Hmmm, thought I, and waited for our lilacs (Syringa vulgaris) to flower.
They're in flower now.
Pic: Lilac flowers. Trawling the net, I found a handful of recipes. Most all of them said to pick the single flowers out of the flowerheads, and to discard the green parts.
And most all of them said to pick very strongly scented flowers, just opened, and to cut them up coarsely.
So I did.
I found one recipe for a bread spread: put a tablespoon or two of chopped-up strongly scented de-greened lilac flowers into a few tablespoons of cream cheese (or sourcream), add a pinch of salt, serve on dark bread. This tastes of cream cheese (or sourcream) and salt. Add a few more tablespoons of chopped-up lilac flowers, and it starts to taste bitter-sour with a hint of perfume. Bleh.
I found a recipe for tea: pour 2 dl boiling water over a tablespoon of chopped-up flowers, let sit for a while, strain, serve. This tastes of nothing at all. Add more flowers and it gets bitterish-sour and floral.

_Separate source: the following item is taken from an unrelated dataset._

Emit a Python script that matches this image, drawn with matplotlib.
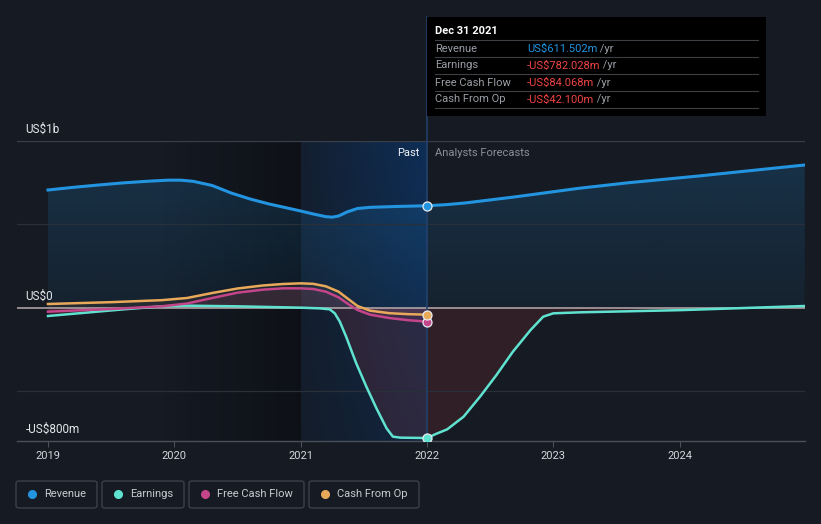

Bleh.
And I found a recipe for sorbet. I didn't bother making that, cos frozen sugarwater with a bitterish-sour floral taste doesn't sound all that appealing. That is, the idea isn't appealing enough to offset the certain tediousness of cleaning the ice cream machine after making sorbet (or ice cream).
I expect that the reason for there being so few lilac flower recipes out there is that "edible" doesn't equate to "tasty".
(OK, it might be that I just had bad luck: according to this NCSU horticultural information leaflet on edible flowers the flavor of lilac flowers varies "from no flavor to green and herbaceous to lilac".)
The flowers are pretty, though, and as they're really almost tasteless (in sane amounts) you can use them to decorate fruit salads, water jugs, and similar. And who knows, your lilac flowers might be tastier than those I picked.